Aim
Your job is to return the lines between the line holding "Emit a web page" and the line holding "const arcs = d3.pie().sort(null).value(d", inclusive, exactly and with no pictures.

[Records with drawing code]
---------------

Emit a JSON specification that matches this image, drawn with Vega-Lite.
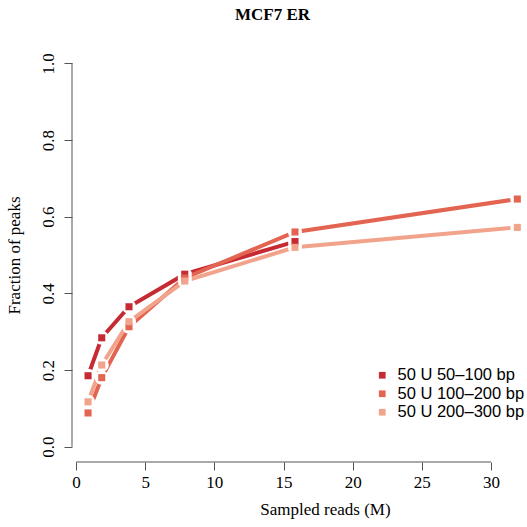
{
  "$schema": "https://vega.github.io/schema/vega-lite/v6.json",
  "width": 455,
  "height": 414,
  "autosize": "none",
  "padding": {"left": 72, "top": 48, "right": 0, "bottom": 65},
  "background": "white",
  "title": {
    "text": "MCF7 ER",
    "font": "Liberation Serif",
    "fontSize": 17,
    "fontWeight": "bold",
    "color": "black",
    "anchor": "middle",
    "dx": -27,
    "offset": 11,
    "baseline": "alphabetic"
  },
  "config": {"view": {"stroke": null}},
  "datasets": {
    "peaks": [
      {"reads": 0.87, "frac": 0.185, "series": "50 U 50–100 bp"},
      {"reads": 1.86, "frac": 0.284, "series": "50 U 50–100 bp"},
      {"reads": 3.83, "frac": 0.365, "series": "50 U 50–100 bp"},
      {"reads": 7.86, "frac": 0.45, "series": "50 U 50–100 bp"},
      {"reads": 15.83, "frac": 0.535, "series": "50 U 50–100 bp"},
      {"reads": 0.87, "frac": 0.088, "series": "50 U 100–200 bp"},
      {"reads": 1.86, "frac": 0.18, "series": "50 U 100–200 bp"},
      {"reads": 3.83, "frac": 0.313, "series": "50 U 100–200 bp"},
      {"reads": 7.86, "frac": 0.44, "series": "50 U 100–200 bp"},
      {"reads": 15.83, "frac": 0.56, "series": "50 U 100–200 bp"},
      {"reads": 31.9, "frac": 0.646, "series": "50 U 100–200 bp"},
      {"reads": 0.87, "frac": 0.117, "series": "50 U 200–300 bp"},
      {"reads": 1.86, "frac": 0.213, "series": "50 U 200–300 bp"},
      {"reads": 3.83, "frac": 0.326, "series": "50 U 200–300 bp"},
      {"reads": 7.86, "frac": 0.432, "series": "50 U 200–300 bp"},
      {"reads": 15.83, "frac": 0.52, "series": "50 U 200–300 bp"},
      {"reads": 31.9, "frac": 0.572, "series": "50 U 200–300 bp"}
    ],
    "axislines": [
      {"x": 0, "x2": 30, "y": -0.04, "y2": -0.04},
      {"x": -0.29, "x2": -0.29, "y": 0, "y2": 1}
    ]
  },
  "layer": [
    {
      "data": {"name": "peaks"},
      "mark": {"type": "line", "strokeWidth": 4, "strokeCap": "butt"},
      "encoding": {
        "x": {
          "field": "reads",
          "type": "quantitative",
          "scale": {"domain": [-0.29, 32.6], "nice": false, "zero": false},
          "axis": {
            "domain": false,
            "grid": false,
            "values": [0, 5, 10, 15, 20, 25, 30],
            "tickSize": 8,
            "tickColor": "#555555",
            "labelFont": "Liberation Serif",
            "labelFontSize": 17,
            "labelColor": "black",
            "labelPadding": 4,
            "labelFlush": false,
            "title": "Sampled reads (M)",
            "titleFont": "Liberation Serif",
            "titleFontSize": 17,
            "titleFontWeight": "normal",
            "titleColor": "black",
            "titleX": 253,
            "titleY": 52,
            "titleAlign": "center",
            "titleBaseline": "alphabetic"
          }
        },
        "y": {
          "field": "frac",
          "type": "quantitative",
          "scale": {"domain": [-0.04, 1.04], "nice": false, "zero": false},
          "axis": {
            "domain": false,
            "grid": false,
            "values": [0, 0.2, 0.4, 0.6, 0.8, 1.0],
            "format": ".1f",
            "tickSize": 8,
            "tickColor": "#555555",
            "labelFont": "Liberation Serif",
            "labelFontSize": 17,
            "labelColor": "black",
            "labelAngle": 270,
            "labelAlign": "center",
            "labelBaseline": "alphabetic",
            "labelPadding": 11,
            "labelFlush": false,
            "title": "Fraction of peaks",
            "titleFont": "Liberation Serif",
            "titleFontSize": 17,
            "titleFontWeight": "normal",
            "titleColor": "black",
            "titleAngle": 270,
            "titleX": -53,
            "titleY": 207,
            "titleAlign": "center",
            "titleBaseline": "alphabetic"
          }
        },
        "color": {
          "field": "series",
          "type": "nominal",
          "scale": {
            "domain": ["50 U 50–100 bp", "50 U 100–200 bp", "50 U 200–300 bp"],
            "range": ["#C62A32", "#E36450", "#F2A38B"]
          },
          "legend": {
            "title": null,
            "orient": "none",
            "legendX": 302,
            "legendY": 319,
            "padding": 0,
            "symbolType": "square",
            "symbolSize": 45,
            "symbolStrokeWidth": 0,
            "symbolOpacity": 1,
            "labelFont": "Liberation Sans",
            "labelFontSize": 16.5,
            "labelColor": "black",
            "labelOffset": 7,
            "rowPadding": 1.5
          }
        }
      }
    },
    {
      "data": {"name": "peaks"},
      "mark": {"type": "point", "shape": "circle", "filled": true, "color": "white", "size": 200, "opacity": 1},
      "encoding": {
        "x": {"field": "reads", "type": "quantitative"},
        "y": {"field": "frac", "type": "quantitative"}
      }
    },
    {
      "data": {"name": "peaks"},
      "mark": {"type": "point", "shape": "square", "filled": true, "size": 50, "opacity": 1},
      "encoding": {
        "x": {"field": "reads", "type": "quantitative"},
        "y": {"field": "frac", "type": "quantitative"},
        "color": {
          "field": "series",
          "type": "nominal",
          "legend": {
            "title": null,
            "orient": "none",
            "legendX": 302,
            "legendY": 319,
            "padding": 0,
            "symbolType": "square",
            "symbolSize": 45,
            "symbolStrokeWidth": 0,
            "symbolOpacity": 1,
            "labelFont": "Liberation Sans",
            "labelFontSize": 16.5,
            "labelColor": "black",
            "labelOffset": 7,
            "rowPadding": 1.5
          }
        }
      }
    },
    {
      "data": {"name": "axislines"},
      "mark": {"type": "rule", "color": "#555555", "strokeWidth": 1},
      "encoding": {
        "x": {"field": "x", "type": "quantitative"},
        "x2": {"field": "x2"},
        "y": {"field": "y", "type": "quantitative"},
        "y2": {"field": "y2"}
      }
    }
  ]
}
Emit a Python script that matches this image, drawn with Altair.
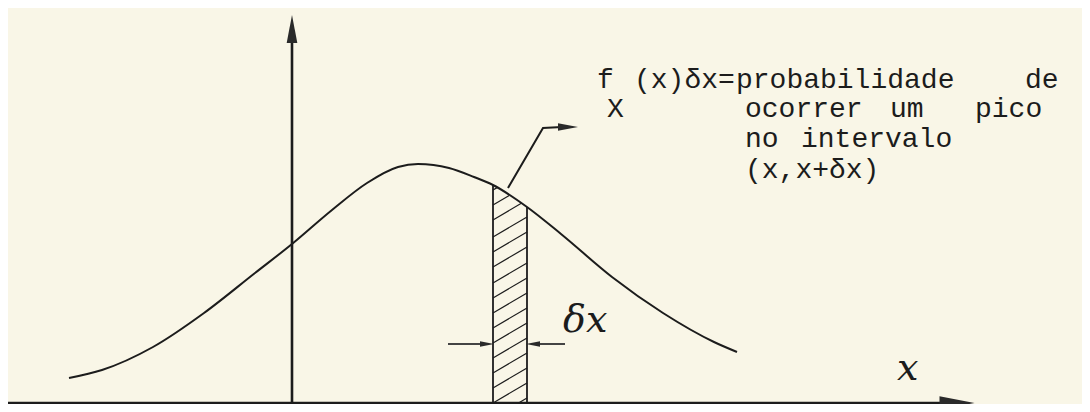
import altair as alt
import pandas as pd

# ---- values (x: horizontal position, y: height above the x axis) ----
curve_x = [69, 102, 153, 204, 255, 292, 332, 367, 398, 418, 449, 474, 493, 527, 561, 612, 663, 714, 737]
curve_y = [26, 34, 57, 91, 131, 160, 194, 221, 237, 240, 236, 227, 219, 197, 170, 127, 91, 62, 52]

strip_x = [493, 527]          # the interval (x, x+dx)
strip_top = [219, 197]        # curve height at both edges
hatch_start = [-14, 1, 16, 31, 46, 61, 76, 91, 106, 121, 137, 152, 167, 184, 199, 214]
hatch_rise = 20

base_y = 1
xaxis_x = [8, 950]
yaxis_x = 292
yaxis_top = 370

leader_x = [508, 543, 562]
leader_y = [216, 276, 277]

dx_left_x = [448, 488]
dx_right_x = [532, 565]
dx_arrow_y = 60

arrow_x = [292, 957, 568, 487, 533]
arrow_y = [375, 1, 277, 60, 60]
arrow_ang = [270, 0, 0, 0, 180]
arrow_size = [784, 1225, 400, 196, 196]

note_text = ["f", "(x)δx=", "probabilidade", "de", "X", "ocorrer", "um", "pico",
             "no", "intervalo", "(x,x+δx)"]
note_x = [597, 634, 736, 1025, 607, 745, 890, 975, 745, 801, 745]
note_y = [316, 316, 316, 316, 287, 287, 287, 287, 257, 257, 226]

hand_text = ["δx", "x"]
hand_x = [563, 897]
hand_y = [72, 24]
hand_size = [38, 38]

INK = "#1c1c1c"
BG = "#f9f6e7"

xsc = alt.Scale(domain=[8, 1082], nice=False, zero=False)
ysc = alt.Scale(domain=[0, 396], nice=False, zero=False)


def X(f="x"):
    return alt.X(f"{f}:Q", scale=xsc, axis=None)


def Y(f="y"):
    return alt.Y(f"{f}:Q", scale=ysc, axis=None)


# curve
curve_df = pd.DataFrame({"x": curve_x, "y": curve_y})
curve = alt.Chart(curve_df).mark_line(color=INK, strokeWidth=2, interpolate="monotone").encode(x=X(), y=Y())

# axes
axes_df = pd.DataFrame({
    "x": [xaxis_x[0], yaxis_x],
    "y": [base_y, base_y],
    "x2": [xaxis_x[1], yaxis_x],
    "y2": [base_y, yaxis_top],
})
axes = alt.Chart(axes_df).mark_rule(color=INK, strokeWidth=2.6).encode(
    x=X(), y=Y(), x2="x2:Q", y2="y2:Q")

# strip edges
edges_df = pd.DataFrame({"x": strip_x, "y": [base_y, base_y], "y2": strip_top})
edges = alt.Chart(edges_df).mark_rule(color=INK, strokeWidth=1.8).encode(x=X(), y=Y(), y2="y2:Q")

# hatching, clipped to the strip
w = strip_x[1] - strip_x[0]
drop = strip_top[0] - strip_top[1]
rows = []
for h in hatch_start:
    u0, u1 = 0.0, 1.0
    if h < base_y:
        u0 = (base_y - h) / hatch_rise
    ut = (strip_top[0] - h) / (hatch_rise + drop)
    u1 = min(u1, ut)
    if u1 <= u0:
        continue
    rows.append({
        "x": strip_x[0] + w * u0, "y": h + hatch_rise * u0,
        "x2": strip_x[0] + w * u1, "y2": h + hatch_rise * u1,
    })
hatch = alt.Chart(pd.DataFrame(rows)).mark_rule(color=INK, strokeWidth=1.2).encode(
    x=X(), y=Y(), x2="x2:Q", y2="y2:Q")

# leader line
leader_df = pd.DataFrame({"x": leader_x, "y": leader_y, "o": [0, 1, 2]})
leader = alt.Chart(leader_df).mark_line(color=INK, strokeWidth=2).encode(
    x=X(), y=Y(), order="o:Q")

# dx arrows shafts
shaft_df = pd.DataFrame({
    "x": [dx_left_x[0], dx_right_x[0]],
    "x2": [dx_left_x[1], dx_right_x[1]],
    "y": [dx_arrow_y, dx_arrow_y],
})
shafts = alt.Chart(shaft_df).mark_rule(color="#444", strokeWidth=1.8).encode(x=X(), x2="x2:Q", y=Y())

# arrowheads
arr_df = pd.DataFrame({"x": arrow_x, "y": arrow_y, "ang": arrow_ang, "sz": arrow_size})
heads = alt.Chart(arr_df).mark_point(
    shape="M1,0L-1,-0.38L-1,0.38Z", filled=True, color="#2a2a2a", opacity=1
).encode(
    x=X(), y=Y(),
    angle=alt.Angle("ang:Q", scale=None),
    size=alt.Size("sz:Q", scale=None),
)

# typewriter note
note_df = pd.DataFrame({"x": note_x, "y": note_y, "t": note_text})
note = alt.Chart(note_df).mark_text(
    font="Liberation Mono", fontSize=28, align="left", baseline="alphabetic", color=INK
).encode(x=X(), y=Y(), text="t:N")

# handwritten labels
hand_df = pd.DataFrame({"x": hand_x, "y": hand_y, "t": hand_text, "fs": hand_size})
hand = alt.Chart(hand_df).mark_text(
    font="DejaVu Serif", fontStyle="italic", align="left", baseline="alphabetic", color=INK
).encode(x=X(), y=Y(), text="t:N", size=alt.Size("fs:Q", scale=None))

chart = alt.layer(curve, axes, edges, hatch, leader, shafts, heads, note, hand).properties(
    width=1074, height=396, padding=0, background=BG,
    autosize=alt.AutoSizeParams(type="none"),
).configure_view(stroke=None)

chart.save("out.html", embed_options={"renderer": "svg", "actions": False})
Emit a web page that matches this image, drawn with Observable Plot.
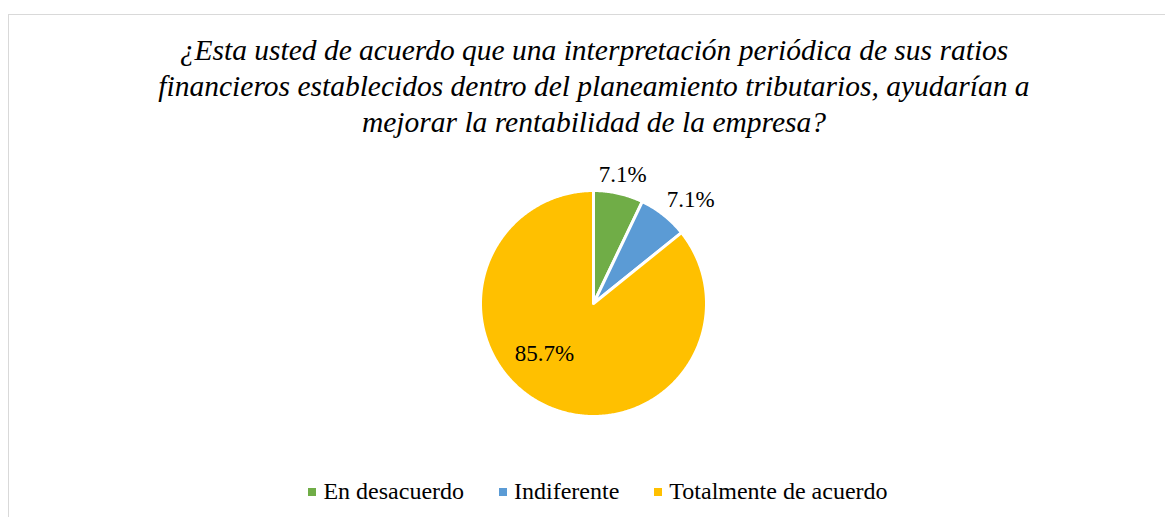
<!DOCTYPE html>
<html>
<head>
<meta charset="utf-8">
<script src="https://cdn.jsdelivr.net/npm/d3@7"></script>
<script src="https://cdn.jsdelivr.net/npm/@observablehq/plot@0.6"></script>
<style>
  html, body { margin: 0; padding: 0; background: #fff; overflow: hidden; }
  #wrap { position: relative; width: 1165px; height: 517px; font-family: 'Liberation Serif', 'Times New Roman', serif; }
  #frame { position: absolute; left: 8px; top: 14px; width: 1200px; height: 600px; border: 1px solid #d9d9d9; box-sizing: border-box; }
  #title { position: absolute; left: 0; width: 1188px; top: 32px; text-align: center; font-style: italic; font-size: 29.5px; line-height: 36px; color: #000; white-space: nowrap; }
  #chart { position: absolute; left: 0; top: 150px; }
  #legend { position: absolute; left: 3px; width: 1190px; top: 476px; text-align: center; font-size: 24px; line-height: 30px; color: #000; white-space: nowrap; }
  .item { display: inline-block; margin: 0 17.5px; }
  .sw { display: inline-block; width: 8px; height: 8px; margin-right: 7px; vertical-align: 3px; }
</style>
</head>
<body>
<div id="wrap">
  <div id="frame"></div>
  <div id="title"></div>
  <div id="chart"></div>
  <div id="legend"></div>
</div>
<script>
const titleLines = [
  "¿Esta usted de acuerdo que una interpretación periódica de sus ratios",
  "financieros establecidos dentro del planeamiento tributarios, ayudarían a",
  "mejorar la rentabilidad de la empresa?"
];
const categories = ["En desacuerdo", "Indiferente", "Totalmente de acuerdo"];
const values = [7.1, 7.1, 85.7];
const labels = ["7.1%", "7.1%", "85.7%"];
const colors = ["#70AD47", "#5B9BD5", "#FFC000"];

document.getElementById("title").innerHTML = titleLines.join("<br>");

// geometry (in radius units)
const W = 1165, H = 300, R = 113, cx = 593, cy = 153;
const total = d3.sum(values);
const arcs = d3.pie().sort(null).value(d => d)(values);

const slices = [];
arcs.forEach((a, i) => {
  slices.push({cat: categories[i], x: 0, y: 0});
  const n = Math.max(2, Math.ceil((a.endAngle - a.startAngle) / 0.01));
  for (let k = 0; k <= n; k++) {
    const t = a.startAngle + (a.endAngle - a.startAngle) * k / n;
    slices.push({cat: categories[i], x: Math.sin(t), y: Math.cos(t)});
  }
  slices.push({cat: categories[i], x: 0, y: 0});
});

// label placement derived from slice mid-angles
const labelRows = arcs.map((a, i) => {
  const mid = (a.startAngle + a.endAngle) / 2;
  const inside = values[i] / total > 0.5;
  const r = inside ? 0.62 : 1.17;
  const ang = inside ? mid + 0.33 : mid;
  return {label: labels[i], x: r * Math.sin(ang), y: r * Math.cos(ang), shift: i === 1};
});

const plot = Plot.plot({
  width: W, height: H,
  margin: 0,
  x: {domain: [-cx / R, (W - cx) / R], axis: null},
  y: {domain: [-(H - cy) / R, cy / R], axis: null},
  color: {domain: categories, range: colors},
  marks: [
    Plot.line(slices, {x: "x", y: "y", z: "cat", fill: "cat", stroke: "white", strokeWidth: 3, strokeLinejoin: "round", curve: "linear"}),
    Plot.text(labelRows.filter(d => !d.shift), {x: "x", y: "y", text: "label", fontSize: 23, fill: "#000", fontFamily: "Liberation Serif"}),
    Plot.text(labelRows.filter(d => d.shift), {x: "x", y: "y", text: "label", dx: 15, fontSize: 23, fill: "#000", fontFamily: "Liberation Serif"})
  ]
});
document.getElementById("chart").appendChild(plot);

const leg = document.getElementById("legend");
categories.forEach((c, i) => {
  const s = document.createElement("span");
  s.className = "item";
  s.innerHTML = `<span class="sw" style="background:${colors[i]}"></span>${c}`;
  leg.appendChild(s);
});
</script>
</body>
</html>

---------------

Response below
Emit a web page that matches this image, drawn with Observable Plot.
<!DOCTYPE html>
<html>
<head>
<meta charset="utf-8">
<script src="https://cdn.jsdelivr.net/npm/d3@7"></script>
<script src="https://cdn.jsdelivr.net/npm/@observablehq/plot@0.6"></script>
<style>
  html, body { margin: 0; padding: 0; background: #fff; overflow: hidden; }
  #wrap { position: relative; width: 1165px; height: 517px; font-family: 'Liberation Serif', 'Times New Roman', serif; }
  #frame { position: absolute; left: 8px; top: 14px; width: 1200px; height: 600px; border: 1px solid #d9d9d9; box-sizing: border-box; }
  #title { position: absolute; left: 0; width: 1188px; top: 32px; text-align: center; font-style: italic; font-size: 29.5px; line-height: 36px; color: #000; white-space: nowrap; }
  #chart { position: absolute; left: 0; top: 150px; }
  #legend { position: absolute; left: 3px; width: 1190px; top: 476px; text-align: center; font-size: 24px; line-height: 30px; color: #000; white-space: nowrap; }
  .item { display: inline-block; margin: 0 17.5px; }
  .sw { display: inline-block; width: 8px; height: 8px; margin-right: 7px; vertical-align: 3px; }
</style>
</head>
<body>
<div id="wrap">
  <div id="frame"></div>
  <div id="title"></div>
  <div id="chart"></div>
  <div id="legend"></div>
</div>
<script>
const titleLines = [
  "¿Esta usted de acuerdo que una interpretación periódica de sus ratios",
  "financieros establecidos dentro del planeamiento tributarios, ayudarían a",
  "mejorar la rentabilidad de la empresa?"
];
const categories = ["En desacuerdo", "Indiferente", "Totalmente de acuerdo"];
const values = [7.1, 7.1, 85.7];
const labels = ["7.1%", "7.1%", "85.7%"];
const colors = ["#70AD47", "#5B9BD5", "#FFC000"];

document.getElementById("title").innerHTML = titleLines.join("<br>");

// geometry (in radius units)
const W = 1165, H = 300, R = 113, cx = 593, cy = 153;
const total = d3.sum(values);
const arcs = d3.pie().sort(null).value(d => d)(values);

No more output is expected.